2 thoughts to “Unanswered Questions In Parkinson’s Disease Research”

  1. How many sub-groups/phenotypes are there? What are the implications for clinical trial design?

    If PwP have lost 70-80% of substantia nigra neurons already at diagnosis, how does the SN apparently function pre-diagnosis with so much loss?

    Why do symptoms vary so much from day to day?


  2. Great questions Kevin, I know this is kind of a rhetorical exercise, but I wanted to try and answer your questions….

    – Nobody knows how many subgroups there are, some experts say each case is unique and need to be treated as such, some say that they all fall under the same general category and that we may be able eventually devise one treatment to more or less treat everyone. Certainly an unanswered question, though there are many attempts being made to answer this question, most using a person’s genetic makeup, to develop clinical trials for specific sub-types.

    – This one I believe does have an answer, we just haven’t filled in all of the exact details of the answer yet. The brain has all sorts of compensatory mechanisms that allow us to function properly, even when there is significant damage to a certain area. Also, evolution has given us an overabundance of dopamine production in that area because it ‘knows’ that as we age some of those cells will become more vulnerable and lose their function. For most people, that aging just happens at about the same rate as the rest of their body and they never notice any impairment. So, if somehow has a loss of only 40% of dopamine production from the substantia nigra, they don’t see any of the symptoms that we call Parkinson’s because there is either enough dopamine coming from other areas to compensate for that loss, and/or we just don’t need a 100% to function properly. Only when a certain threshold of dopamine production is loss (50-80%), do we start to see symptoms of this disease we call PD.

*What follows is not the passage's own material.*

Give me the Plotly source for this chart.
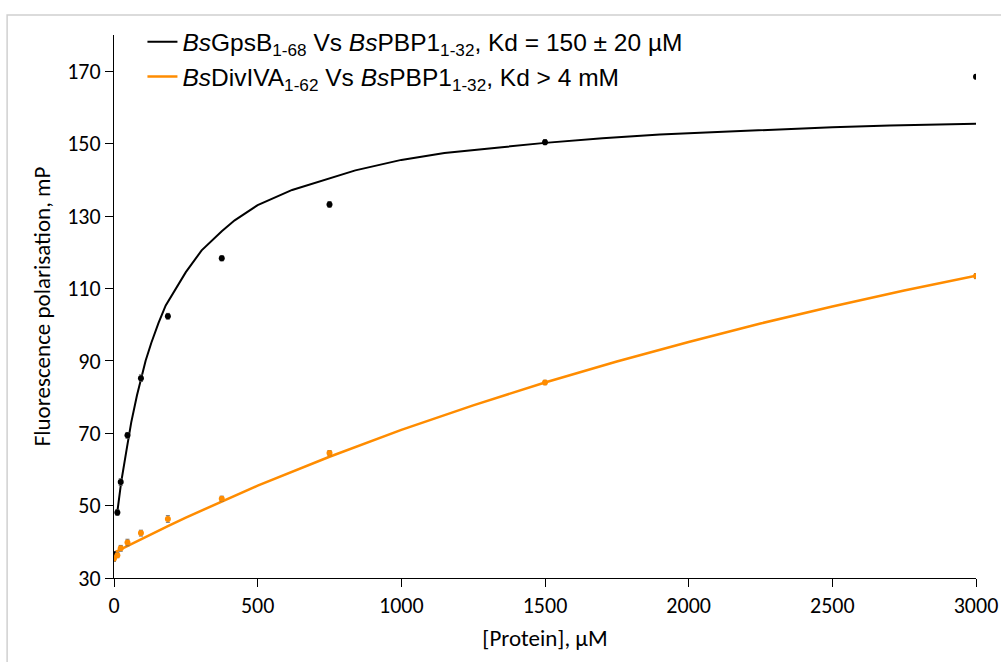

    – The short answer, cus we are incredibly complex machines and every part of us is in some way related to the whole system that keeps us alive and healthy. There are so many factors that go into how a person feels, and how one’s symptoms of a particular disease might manifest themselves which change slightly every day, that we just don’t have the ability to keep track of them all. To do so we need to take into account all food one eats that brings nutrients to every cell in your body, any virus that one’s immune system might be fighting off, how much sunlight one was exposed to that now pumps the vitamin D hormone throughout the body, etc. etc. etc….it would really be an almost endless list of factors that we would need to account for if we really wanted to understand the day to day changes of a person’s symptoms.